Confronting the ubiquitous biases present in system models within practical settings, the ASCKF algorithm was initially developed. An in-depth analysis of this augmented algorithm highlighted certain limitations, leading to the proposition of the TSCKF. Central to the TSCKF algorithm is its innovative approach of block-diagonalizing the covariance matrix via matrix state transformations. This pivotal strategy effectively obviates the need for calculating cross-covariance between the state and biases, thereby substantially diminishing the computational load. As a result, this approach facilitates a smoother and more efficient filtering process.
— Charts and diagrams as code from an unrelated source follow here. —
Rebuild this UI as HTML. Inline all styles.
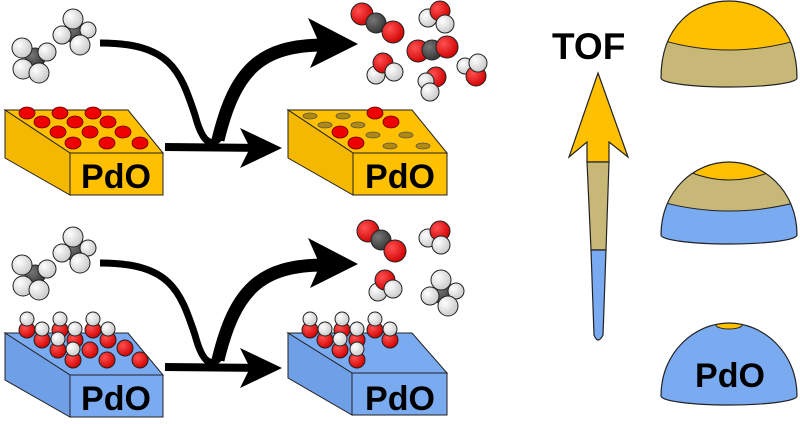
<!DOCTYPE html>
<html><head><meta charset="utf-8"><style>
html,body{margin:0;padding:0;background:#fff;width:800px;height:424px;overflow:hidden}
svg{display:block}
text{font-family:"Liberation Sans",sans-serif;font-weight:bold}
</style></head><body>
<svg width="800" height="424" viewBox="0 0 800 424" xmlns="http://www.w3.org/2000/svg">
<defs>
<radialGradient id="gH" cx="0.35" cy="0.35" r="0.7"><stop offset="0" stop-color="#fff"/><stop offset="1" stop-color="#c8c8c8"/></radialGradient>
<radialGradient id="gO" cx="0.35" cy="0.35" r="0.7"><stop offset="0" stop-color="#ff5050"/><stop offset="1" stop-color="#d00000"/></radialGradient>
<radialGradient id="gC" cx="0.35" cy="0.35" r="0.7"><stop offset="0" stop-color="#777"/><stop offset="1" stop-color="#333"/></radialGradient>
<g id="ch4" stroke="#222" stroke-width="1">
<circle cx="0" cy="0" r="10" fill="url(#gC)"/>
<circle cx="-13" cy="-10" r="10" fill="url(#gH)"/>
<circle cx="-12" cy="11" r="10" fill="url(#gH)"/>
<circle cx="4" cy="15" r="10" fill="url(#gH)"/>
<circle cx="12" cy="-6" r="9" fill="url(#gH)"/>
</g>
<g id="ch4b" stroke="#222" stroke-width="1">
<circle cx="0" cy="0" r="11" fill="url(#gC)"/>
<circle cx="-2" cy="-13" r="10" fill="url(#gH)"/>
<circle cx="-13" cy="3" r="9" fill="url(#gH)"/>
<circle cx="13" cy="-2" r="8" fill="url(#gH)"/>
<circle cx="5" cy="13" r="10" fill="url(#gH)"/>
</g>
<g id="arrows" fill="none" stroke="#000">
<path d="M100,43 C170,43 180,70 195,115 C203,145 212,148 222,135" stroke-width="7"/>
<path d="M218,140 C235,70 260,45 325,45" stroke-width="13"/>
<path d="M308,18 L358,44 L310,68 L320,45 Z" fill="#000" stroke="none"/>
<path d="M165,147 L262,148" stroke-width="8"/>
<path d="M240,128 L282,148 L240,168 L250,148 Z" fill="#000" stroke="none"/>
</g>
<g id="oh">
<circle cx="0" cy="0" r="8" fill="url(#gO)" stroke="#222"/>
<circle cx="0" cy="-11" r="7" fill="url(#gH)" stroke="#222"/>
</g>
<g id="o"><circle cx="0" cy="0" r="8" fill="url(#gO)" stroke="#222"/></g>
</defs>

<use href="#ch4" x="35" y="58"/>
<use href="#ch4b" x="75" y="32"/>
<use href="#arrows"/>

<g stroke="#222" stroke-width="1">
<polygon points="5,110 128,110 163,153 70,153" fill="#ffc000"/>
<polygon points="5,110 70,153 70,195 5,158" fill="#f5b800"/>
<rect x="70" y="153" width="93" height="42" fill="#ffc000"/>
</g>
<text x="116" y="188" font-size="34" text-anchor="middle">PdO</text>
<g fill="#e00" stroke="#600" stroke-width="0.8">
<ellipse cx="27" cy="113" rx="8" ry="6"/><ellipse cx="60" cy="113" rx="8" ry="6"/><ellipse cx="93" cy="113" rx="8" ry="6"/>
<ellipse cx="42" cy="122" rx="8" ry="6"/><ellipse cx="75" cy="122" rx="8" ry="6"/><ellipse cx="108" cy="122" rx="8" ry="6"/>
<ellipse cx="58" cy="132" rx="8" ry="6"/><ellipse cx="90" cy="132" rx="8" ry="6"/><ellipse cx="123" cy="132" rx="8" ry="6"/>
<ellipse cx="73" cy="143" rx="8" ry="6"/><ellipse cx="107" cy="143" rx="8" ry="6"/><ellipse cx="140" cy="143" rx="8" ry="6"/>
</g>

<g stroke="#222" stroke-width="1">
<polygon points="288,110 412,110 447,153 353,153" fill="#ffc000"/>
<polygon points="288,110 353,153 353,195 288,158" fill="#f5b800"/>
<rect x="353" y="153" width="94" height="42" fill="#ffc000"/>
</g>
<text x="400" y="188" font-size="34" text-anchor="middle">PdO</text>
<g fill="#b08a10" stroke="#555" stroke-width="0.8">
<ellipse cx="310" cy="116" rx="7" ry="3"/><ellipse cx="343" cy="116" rx="7" ry="3"/>
<ellipse cx="325" cy="125" rx="7" ry="3"/><ellipse cx="358" cy="125" rx="7" ry="3"/>
<ellipse cx="373" cy="135" rx="7" ry="3"/><ellipse cx="406" cy="135" rx="7" ry="3"/>
<ellipse cx="390" cy="146" rx="7" ry="3"/><ellipse cx="423" cy="146" rx="7" ry="3"/>
</g>
<g fill="#e00" stroke="#600" stroke-width="0.8">
<ellipse cx="375" cy="113" rx="8" ry="6"/><ellipse cx="391" cy="122" rx="8" ry="6"/>
<ellipse cx="340" cy="132" rx="8" ry="6"/><ellipse cx="356" cy="143" rx="8" ry="6"/>
</g>

<g stroke="#222" stroke-width="1">
<circle cx="362" cy="14" r="11" fill="url(#gO)"/><circle cx="376" cy="23" r="10" fill="url(#gC)"/><circle cx="393" cy="32" r="11" fill="url(#gO)"/>
<circle cx="428" cy="18" r="9" fill="url(#gH)"/><circle cx="440" cy="11" r="10" fill="url(#gO)"/><circle cx="445" cy="24" r="9" fill="url(#gH)"/>
<circle cx="418" cy="51" r="11" fill="url(#gO)"/><circle cx="432" cy="50" r="10" fill="url(#gC)"/><circle cx="447" cy="47" r="11" fill="url(#gO)"/>
<circle cx="376" cy="75" r="9" fill="url(#gH)"/><circle cx="383" cy="63" r="10" fill="url(#gO)"/><circle cx="394" cy="72" r="9" fill="url(#gH)"/>
<circle cx="436" cy="77" r="10" fill="url(#gO)"/><circle cx="426" cy="81" r="8" fill="url(#gH)"/><circle cx="430" cy="92" r="9" fill="url(#gH)"/>
<circle cx="465" cy="66" r="8" fill="url(#gH)"/><circle cx="476" cy="76" r="10" fill="url(#gO)"/><circle cx="478" cy="63" r="9" fill="url(#gH)"/>
</g>

<use href="#ch4" x="35" y="275"/>
<use href="#ch4b" x="75" y="250"/>
<use href="#arrows" y="220"/>

<g stroke="#222" stroke-width="1">
<polygon points="5,333 128,333 163,375 70,375" fill="#7aaaf0"/>
<polygon points="5,333 70,375 70,417 5,380" fill="#6f9fe6"/>
<rect x="70" y="375" width="93" height="42" fill="#7aaaf0"/>
</g>
<text x="116" y="410" font-size="34" text-anchor="middle">PdO</text>
<use href="#o" x="125" y="348"/><use href="#o" x="140" y="360"/><use href="#o" x="107" y="360"/><use href="#o" x="90" y="350"/>
<use href="#oh" x="27" y="330"/><use href="#oh" x="60" y="330"/><use href="#oh" x="93" y="330"/>
<use href="#oh" x="42" y="340"/><use href="#oh" x="75" y="340"/><use href="#oh" x="108" y="340"/>
<use href="#oh" x="58" y="350"/><use href="#oh" x="73" y="360"/>

<g stroke="#222" stroke-width="1">
<polygon points="288,333 412,333 447,373 352,373" fill="#7aaaf0"/>
<polygon points="288,333 352,373 352,415 288,378" fill="#6f9fe6"/>
<rect x="352" y="373" width="95" height="42" fill="#7aaaf0"/>
</g>
<text x="400" y="410" font-size="34" text-anchor="middle">PdO</text>
<use href="#oh" x="310" y="330"/><use href="#oh" x="342" y="330"/><use href="#oh" x="375" y="330"/>
<use href="#oh" x="325" y="340"/><use href="#oh" x="357" y="340"/><use href="#oh" x="390" y="340"/>
<use href="#oh" x="340" y="350"/><use href="#oh" x="357" y="360"/>

<g stroke="#222" stroke-width="1">
<circle cx="368" cy="231" r="11" fill="url(#gO)"/><circle cx="381" cy="240" r="10" fill="url(#gC)"/><circle cx="395" cy="251" r="11" fill="url(#gO)"/>
<circle cx="428" cy="238" r="9" fill="url(#gH)"/><circle cx="440" cy="231" r="10" fill="url(#gO)"/><circle cx="441" cy="245" r="9" fill="url(#gH)"/>
<circle cx="378" cy="292" r="9" fill="url(#gH)"/><circle cx="385" cy="280" r="10" fill="url(#gO)"/><circle cx="393" cy="289" r="9" fill="url(#gH)"/>
</g>
<use href="#ch4b" x="443" y="293"/>

<text x="552" y="59" font-size="37">TOF</text>
<g stroke="#222" stroke-width="1.2">
<path d="M598,73 L628,157 L609,142 L609,162 L587,162 L587,142 L569,157 Z" fill="#ffc000"/>
<path d="M587,162 L609,162 L606,250 L591,250 Z" fill="#c8b878"/>
<path d="M591,250 L606,250 L603,335 Q598,345 594,335 Z" fill="#7aaaf0"/>
</g>

<defs>
<clipPath id="d1"><path d="M661,78 C661,25 695,1 729,1 C763,1 797,25 797,78 A68,9 0 0 1 661,78 Z"/></clipPath>
<clipPath id="d2"><path d="M661,235 C661,190 695,162 729,162 C763,162 797,190 797,235 A68,9 0 0 1 661,235 Z"/></clipPath>
<clipPath id="d3"><path d="M661,396 C661,352 695,323 729,323 C763,323 797,352 797,396 A68,9 0 0 1 661,396 Z"/></clipPath>
</defs>
<g clip-path="url(#d1)"><rect x="655" y="0" width="150" height="100" fill="#c8b878"/><path d="M655,38 Q729,62 805,38 L805,0 L655,0 Z" fill="#ffc000" stroke="#222"/></g>
<path d="M661,78 C661,25 695,1 729,1 C763,1 797,25 797,78 A68,9 0 0 1 661,78 Z" fill="none" stroke="#222" stroke-width="1.2"/>
<g clip-path="url(#d2)"><rect x="655" y="160" width="150" height="90" fill="#7aaaf0"/><path d="M655,200 Q729,222 805,200 L805,160 L655,160 Z" fill="#c8b878" stroke="#222"/><path d="M685,170 Q729,190 775,170 L775,160 L685,160 Z" fill="#ffc000" stroke="#222"/></g>
<path d="M661,235 C661,190 695,162 729,162 C763,162 797,190 797,235 A68,9 0 0 1 661,235 Z" fill="none" stroke="#222" stroke-width="1.2"/>
<g clip-path="url(#d3)"><rect x="655" y="320" width="150" height="90" fill="#7aaaf0"/><ellipse cx="729" cy="325" rx="13" ry="4" fill="#ffc000" stroke="#222"/></g>
<path d="M661,396 C661,352 695,323 729,323 C763,323 797,352 797,396 A68,9 0 0 1 661,396 Z" fill="none" stroke="#222" stroke-width="1.2"/>
<text x="730" y="387" font-size="34" text-anchor="middle">PdO</text>
</svg>
</body></html>
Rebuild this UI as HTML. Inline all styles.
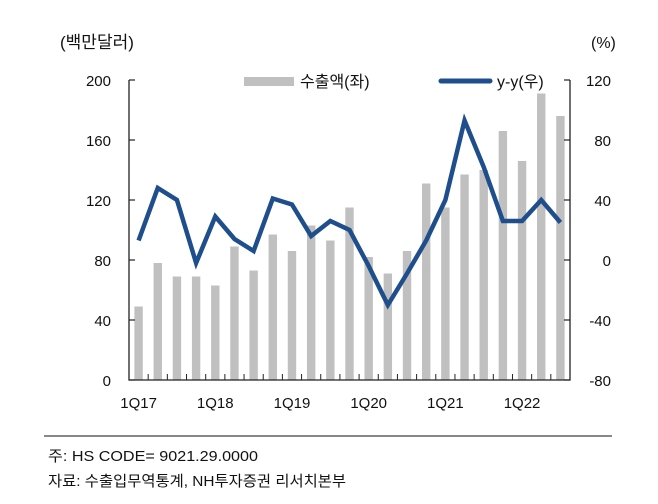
<!DOCTYPE html>
<html><head><meta charset="utf-8"><style>
html,body{margin:0;padding:0;background:#fff;}
svg text{font-family:"Liberation Sans","Noto Sans CJK KR",sans-serif;fill:#111;}
</style></head><body>
<svg id="chart" width="658" height="499" viewBox="0 0 658 499" xmlns="http://www.w3.org/2000/svg">
<text x="60" y="48" font-size="17">(백만달러)</text>
<text x="591" y="48" font-size="16">(%)</text>
<g id="bars"></g>
<g id="axes"></g>
<g id="line"></g>
<g>
<rect x="244" y="77" width="50" height="9" fill="#c0c0c0"/>
<text x="300" y="87" font-size="16">수출액(좌)</text>
<line x1="441" y1="81" x2="490" y2="81" stroke="#1f4e8c" stroke-width="5" stroke-linecap="round"/>
<text x="497" y="87" font-size="16">y-y(우)</text>
</g>
<line x1="44" y1="436" x2="612" y2="436" stroke="#888" stroke-width="2"/>
<text x="48" y="461" font-size="15" textLength="210" lengthAdjust="spacingAndGlyphs">주: HS CODE= 9021.29.0000</text>
<text x="48" y="486" font-size="15" textLength="298" lengthAdjust="spacingAndGlyphs">자료:  수출입무역통계, NH투자증권 리서치본부</text>
</svg>
<script>
const categories = ["1Q17","2Q17","3Q17","4Q17","1Q18","2Q18","3Q18","4Q18","1Q19","2Q19","3Q19","4Q19","1Q20","2Q20","3Q20","4Q20","1Q21","2Q21","3Q21","4Q21","1Q22","2Q22","3Q22"];
const exportValues = [49,78,69,69,63,89,73,97,86,103,93,115,82,71,86,131,115,137,140,166,146,191,176];
const yoyValues = [13,48,40,-2,29,14,6,41,37,16,26,20,-4,-30,-9,13,40,93,62,26,26,40,25];
const leftTicks = [0,40,80,120,160,200];
const rightTicks = [-80,-40,0,40,80,120];
const xLabels = ["1Q17","1Q18","1Q19","1Q20","1Q21","1Q22"];
const NS="http://www.w3.org/2000/svg";
const X0=129,X1=570,Y0=380,Y1=80;
const band=(X1-X0)/categories.length;
const xC=i=>X0+band*(i+0.5);
const yL=v=>Y0-(v-0)/(200-0)*(Y0-Y1);
const yR=v=>Y0-(v+80)/(200)*(Y0-Y1);
function mk(tag,attrs,parent){const e=document.createElementNS(NS,tag);for(const k in attrs)e.setAttribute(k,attrs[k]);parent.appendChild(e);return e;}
const gb=document.getElementById('bars'),ga=document.getElementById('axes'),gl=document.getElementById('line');
exportValues.forEach((v,i)=>{
 const r=mk('rect',{x:xC(i)-4.2,y:yL(v),width:8.4,height:Y0-yL(v),fill:'#c0c0c0'},gb);
 
 
});
const ax=mk('path',{d:`M${X0},${Y1}V${Y0}H${X1}V${Y1}`,fill:'none',stroke:'#222','stroke-width':1.3},ga);


leftTicks.forEach(t=>{
 const y=yL(t);
 mk('line',{x1:X0,x2:X0+6,y1:y,y2:y,stroke:'#222','stroke-width':1.2},ga);
 const tx=mk('text',{x:111,y:y+6,'font-size':15,'text-anchor':'end'},ga);tx.textContent=t;
 
 
});
rightTicks.forEach(t=>{
 const y=yR(t);
 mk('line',{x1:X1-6,x2:X1,y1:y,y2:y,stroke:'#222','stroke-width':1.2},ga);
 const tx=mk('text',{x:611,y:y+6,'font-size':15,'text-anchor':'end'},ga);tx.textContent=t;
 
 
});
for(let i=1;i<categories.length;i++){const x=X0+band*i;mk('line',{x1:x,x2:x,y1:Y0-6,y2:Y0,stroke:'#222','stroke-width':1},ga);}
categories.forEach((c,i)=>{
 if(xLabels.indexOf(c)<0)return;
 const tx=mk('text',{x:xC(i),y:408,'font-size':15,'text-anchor':'middle'},ga);tx.textContent=c;
 
 
});
const p=mk('polyline',{points:yoyValues.map((v,i)=>xC(i)+','+yR(v)).join(' '),fill:'none',stroke:'#1f4e8c','stroke-width':4.5,'stroke-linejoin':'miter'},gl);


</script>
</body></html>
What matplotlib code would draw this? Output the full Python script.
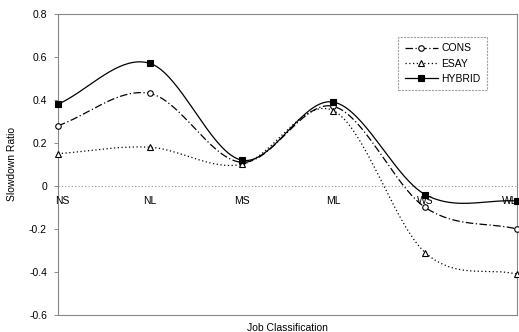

The mathematical equivalence of the TSCKF algorithm with the established CKF algorithm was rigorously demonstrated, underscoring the theoretical robustness of the proposed method. Subsequently, a series of simulation experiments were conducted to assess the practical applicability of the TSCKF algorithm. These experiments not only verified the usability of the TSCKF algorithm but also, through comparative analysis, established its equivalence with the CKF algorithm.